16L’œuvre fictive nous en apprend aussi énormément sur le personnage de Dinah. En effet, cette dernière essaie de combler les vides du roman anonyme (Olympia ou les Vengeances romaines) par identification avec sa protagoniste. Elle devient de plus en plus agitée par l’intrigue de l’œuvre fictive mais aussi par celle de La Muse du département en déclarant (pendant que Lousteau lit un fragment) :
Je connais tout : Je suis à Rome, je vois le cadavre d’un mari assassiné dont la femme audacieuse et perverse, a établi son lit sur un cratère. À chaque nuit, à chaque plaisir, elle se dit : « Tout va se découvrir ! … »9
17Cette femme « audacieuse » et « perverse » est à la fois Olympia, l’héroïne de l’œuvre fictive, mais aussi Dinah, qui anticipe son infidélité envers son mari.
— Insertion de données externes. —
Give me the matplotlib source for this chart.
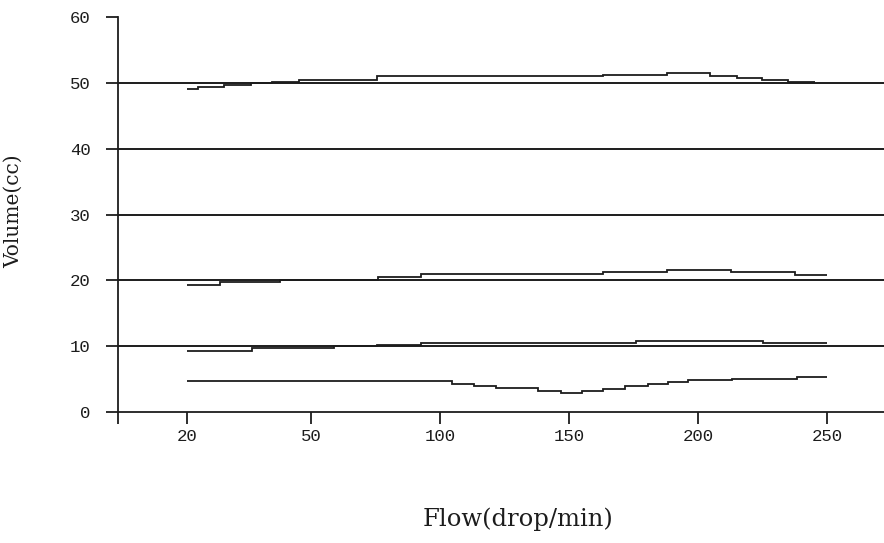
import numpy as np
import matplotlib
matplotlib.use('Agg')
import matplotlib.pyplot as plt

# flow axis labels (drawn evenly spaced, like the original)
flow_ticks = [20, 50, 100, 150, 200, 250]
tick_pos = [0.04, 1, 2, 3, 4, 5]
vol_ticks = [0, 10, 20, 30, 40, 50, 60]
set_volumes = [10, 20, 30, 40, 50]

# measured volume, step edges (flow) and levels (cc)
edges_50 = [20, 22.6, 28.9, 35.6, 40.7, 47.0, 75.6, 163.2, 187.9, 204.6, 214.9, 224.8, 234.9, 245.3]
vol_50 = [49.1, 49.45, 49.75, 50.0, 50.15, 50.4, 51.0, 51.25, 51.5, 51.1, 50.8, 50.5, 50.2]

edges_20 = [20, 27.9, 42.6, 59.1, 76.0, 92.5, 163.3, 188.1, 212.6, 237.5, 250]
vol_20 = [19.35, 19.7, 20.0, 20.1, 20.55, 20.9, 21.3, 21.55, 21.2, 20.8]

edges_10 = [20, 35.8, 59.1, 75.5, 92.5, 176.0, 225.2, 250]
vol_10 = [9.3, 9.7, 10.0, 10.15, 10.55, 10.85, 10.45]

edges_5 = [20, 104.5, 113.0, 121.7, 138.1, 147.0, 155.2, 163.3, 171.7, 180.4, 188.4, 196.2, 213.0, 238.2, 250]
vol_5 = [4.7, 4.25, 3.95, 3.7, 3.25, 2.9, 3.2, 3.55, 3.9, 4.2, 4.5, 4.8, 5.0, 5.3]


def fwd(x):
    x = np.asarray(x, float)
    y = np.interp(x, flow_ticks, tick_pos)
    lo = tick_pos[0] + (x - flow_ticks[0]) * (tick_pos[1] - tick_pos[0]) / (flow_ticks[1] - flow_ticks[0])
    hi = tick_pos[-1] + (x - flow_ticks[-1]) / (flow_ticks[-1] - flow_ticks[-2])
    return np.where(x < flow_ticks[0], lo, np.where(x > flow_ticks[-1], hi, y))


def inv(p):
    p = np.asarray(p, float)
    x = np.interp(p, tick_pos, flow_ticks)
    lo = flow_ticks[0] + (p - tick_pos[0]) * (flow_ticks[1] - flow_ticks[0]) / (tick_pos[1] - tick_pos[0])
    hi = flow_ticks[-1] + (p - tick_pos[-1]) * (flow_ticks[-1] - flow_ticks[-2])
    return np.where(p < tick_pos[0], lo, np.where(p > tick_pos[-1], hi, x))


ink = '#1c1c1c'
fig = plt.figure(figsize=(8.84, 5.43), dpi=100)
ax = fig.add_axes([0.1335, 0.2413, 0.8665, 0.727])
ax.set_xscale('function', functions=(fwd, inv))

for v in set_volumes:
    ax.axhline(v, color=ink, lw=1.4)

for e, v in [(edges_50, vol_50), (edges_20, vol_20), (edges_10, vol_10), (edges_5, vol_5)]:
    ax.stairs(v, e, baseline=None, color=ink, lw=1.3)

xmin, xmax = 3.3, 272
ax.set_xlim(xmin, xmax)
ax.set_ylim(0, 60)

ax.set_xticks([xmin] + flow_ticks)
ax.set_xticklabels([''] + [str(t) for t in flow_ticks])
ax.set_yticks(vol_ticks)

for s in ['top', 'right']:
    ax.spines[s].set_visible(False)
for s in ['left', 'bottom']:
    ax.spines[s].set_color(ink)
    ax.spines[s].set_linewidth(1.3)

ax.tick_params(axis='both', direction='out', length=8.6, width=1.3, color=ink,
               labelsize=12.5, labelcolor=ink)
ax.tick_params(axis='y', pad=11)
ax.tick_params(axis='x', pad=3.5)
for lab in ax.get_xticklabels() + ax.get_yticklabels():
    lab.set_family('Liberation Mono')

ax.set_xlabel('Flow(drop/min)', family='DejaVu Serif', fontsize=17.5, color=ink)
ax.set_ylabel('Volume(cc)', family='DejaVu Serif', fontsize=14.5, color=ink)
ax.xaxis.set_label_coords(0.522, -0.243)
ax.yaxis.set_label_coords(-0.124, 0.509)

fig.savefig('out.png', dpi=100)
Il s’agit donc de nouveau d’un certain effet d’annonce déclenché par l’œuvre fictive qui révèle au lecteur les motivations et les actions futures des personnages. Lorsque Lousteau cherche un mot pour qualifier Olympia, l’héroïne de l’œuvre fictive, Dinah n’arrive pas à s’empêcher de s’exclamer : « Une femme de trente ans ! ». Cette réaction provoquée par l’œuvre fictive fait référence à la typologie balzacienne des personnages féminins (« la femme de trente ans »10, « la femme supérieure »11, etc.), révélant ainsi le « personnage-type » auquel appartient Dinah. Cela établit également un lien thématique avec une autre œuvre de La Comédie humaine, une autre histoire d’adultère, intitulée La Femme de trente ans. Les rapports engendrés par l’œuvre fictive sont donc aussi bien à l’œuvre au niveau micro-textuel qu’ils le sont au niveau macro-textuel.
18Les deux fonctions des œuvres fictives que nous avons identifiées dans La Muse du département œuvrent conjointement afin de contribuer à l’unité de l’ensemble. Ainsi, les œuvres de Dinah engendrent des interactions entre elle et Lousteau ; en même temps, ces œuvres fictives révèlent au lecteur le tempérament et la constitution psychologique du personnage de Dinah, en la classant dans une catégorie spécifique des « personnages-types » de Balzac. Et elles accomplissent cela tout en créant des mouvements macro-textuels entre les différentes parties de La Comédie humaine. En plus, la fonction de typification mise au jour par les œuvres fictives aide le lecteur à comprendre qu’il existe des concepts et des thèmes qui sont aussi capitaux pour l’unité d’ensemble de La Comédie humaine que les personnages reparaissants et les intrigues qui les font se croiser.
19Par cette unité de l’ensemble, il faut entendre une conception de l’œuvre balzacienne entendue comme système qui n’est pas simplement construit à partir des histoires, des récits et des narrations, mais également par certaines lois et certains concepts qui gouvernent l’univers de La Comédie humaine (dans ce cas, par exemple, la typologie des personnages). Les œuvres fictives accomplissent de multiples fonctions simultanément pour que l’œuvre balzacienne puisse dépasser la chronologie de la narration linéaire et s’imposer comme une œuvre toujours en mouvement, offrant une multiplicité d’interconnexions possibles. Et cela aide le lecteur à naviguer librement dans cette carte à entrées multiples.
20Tout comme dans La Muse du département, il existe de nombreuses œuvres fictives dans les différents romans et nouvelles de La Comédie humaine dont les fonctions sont très variées par rapport à l’exposition du processus de la création littéraire, de la construction de la vraisemblance, et surtout de la consolidation de l’unité de l’œuvre chez Balzac. On peut penser par exemple aux fonctions des œuvres fictives dans Illusions perdues (lesquelles présentent une opportunité d’étudier la nature autoréflexive de l’œuvre balzacienne), dans Louis Lambert (qui contient une œuvre fictive philosophique qui traite précisément de cette question de la fragmentation et de l’unité de l’ensemble qui est au cœur de la problématique des œuvres fictives), etc. Par le présent travail nous avons souhaité mettre en relief la nécessité et l’importance, pour une meilleure compréhension de la composition balzacienne, de tenir compte de toutes les œuvres fictives dans La Comédie humaine, notamment dans le contexte de la dialectique fragment/totalité qui est très présente dans la critique balzacienne contemporaine.